All The President’s Men (1976) Director: Alan Pakula
All The President’s Men is a classic film about the Washington Post investigation into the Watergate scandal that brought down the Nixon presidency. The film was conceived when Robert Redford bought the rights to Woodward and Bernstein’s book of the same name in 1974 for $450,000 with the intent of making the story into a movie. The title of the movie and the book mirrors Robert Penn Warren’s 1947 Pulitzer Prize-winning novel, All The King’s Men, a book about a corrupt Governor, based on Huey Long. The whole project was his brainchild and production.
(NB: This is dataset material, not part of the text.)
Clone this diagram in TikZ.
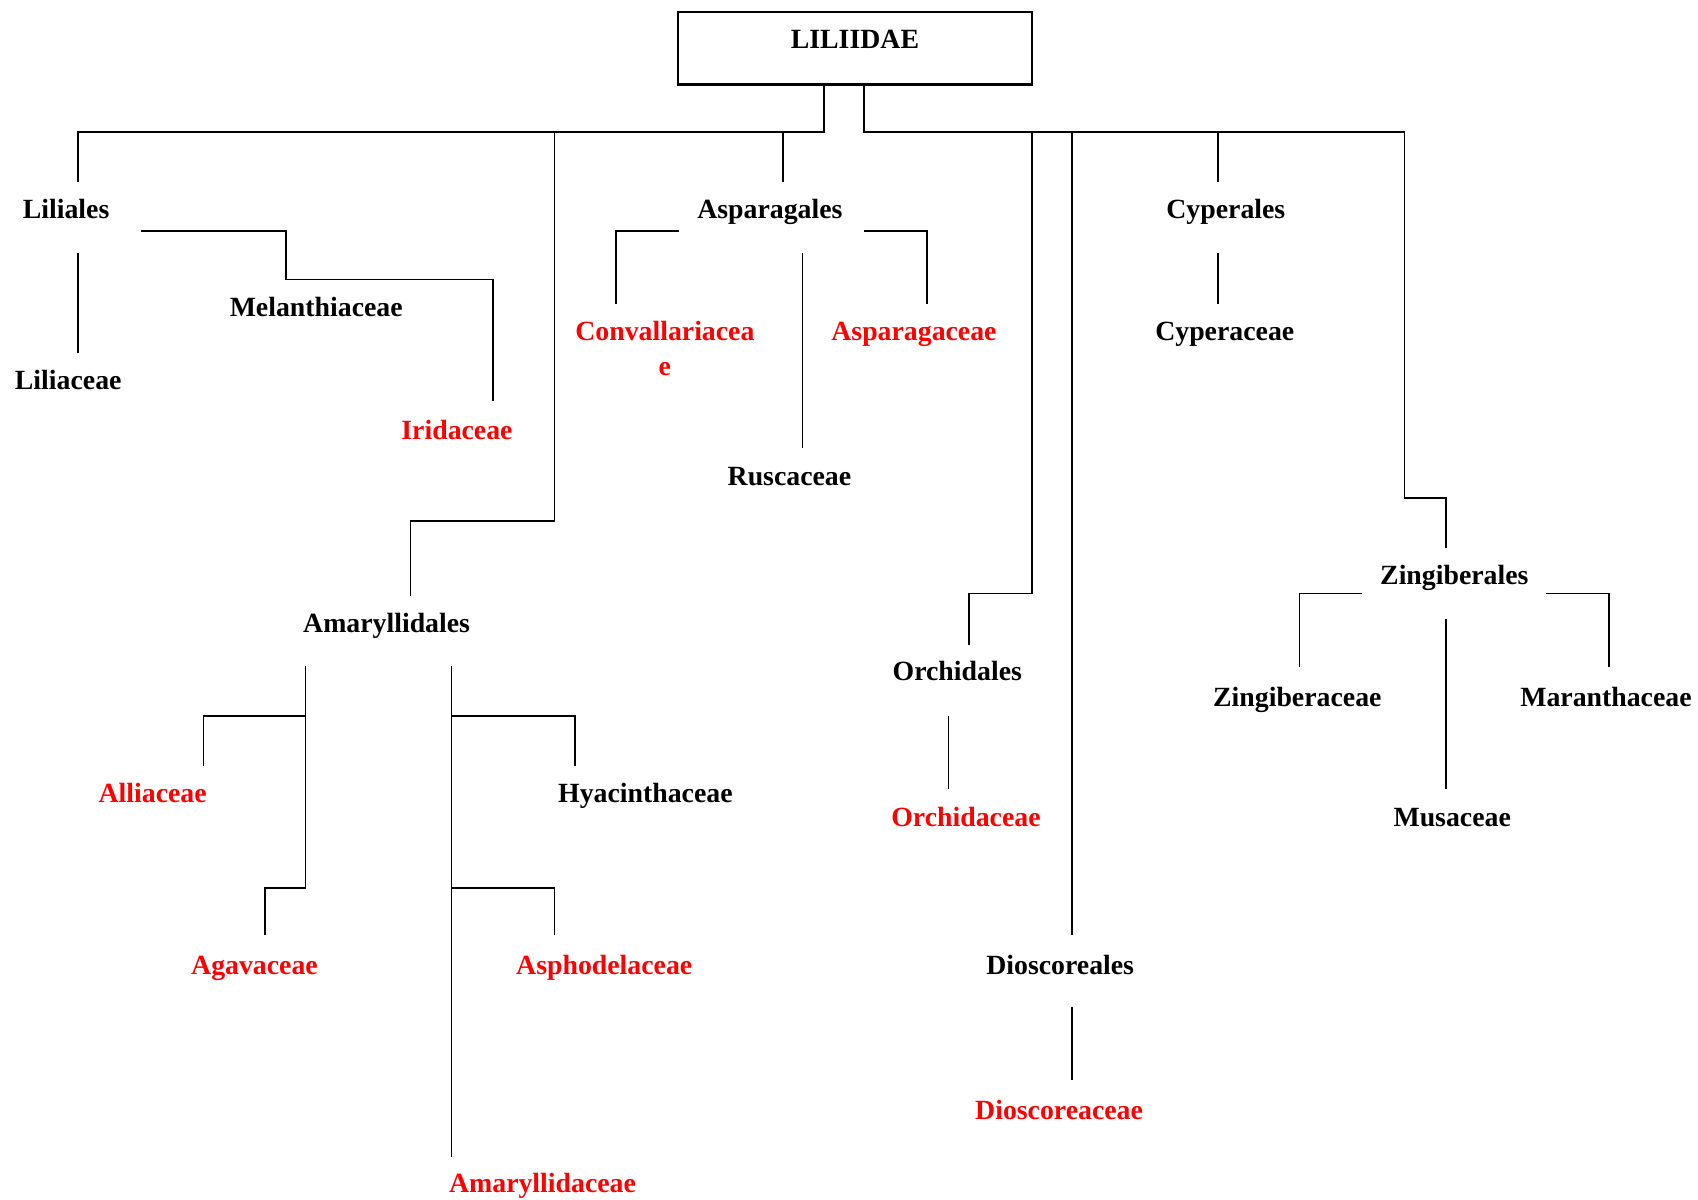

There was some inner turmoil in the creation of the screenplay in an effort to get it “factually” correct.
It stars Robert Redford and Dustin Hoffman as reporters, Woodward and Bernstein. The actors spent hours studying the newsroom of The Washington Post, and the set was entirely recreated in Hollywood, right down to stolen trash from the real Washington Post newsroom. The film gives an excellent glimpse into the dizzyingly chaotic life of an American political journalist in Washington D.C. Of particular note are the noir-esque scenes with Woodward’s confidential FBI informant “Deep Throat,” crassly named by the Post’s editor for a popular porno at the time. The acting and casting is excellent, and filming was uniquely focused with long scenes and little cuts so the actors could perform as their characters for great expanses of time. The image of the type-writer appears throughout the film as the reporters frantically write their stories for the Post in a crowded office filled with the sound of clicking keys. The film closes with images of Richard Nixon addressing his flailing Presidency as a typewriter writes the headlines that emerged at the Post over the
The film grossed more than $70 million at the box office and was nominated for a slough of Academy Awards, winning several lesser Academy Awards. Sundance Productions, which is owned by Robert Redford, later made a documentary about the film in 2013.
All The President’s Men is an excellent film and is a triumph for Robert Redford. Viewers get the sense of the frantic nature of being a political reporter on the beat in Washington D.C. If I could change one thing about the film it would be to bring about a more dramatic conclusion. All throughout the film, the reporters are building a story about linking the Watergate scandal to the White House and other government bureaucracies. Instead of a big crescendo where we see Tricky Dick caught red-handed, the film concludes in a moderate way, summarizing what happened through headlines released in the Post, as typed out on a typewriter. However, that is not the way it happened in reality and the film is a notable dose of realism. It is a top notch film worth a second, third, and fourth viewing.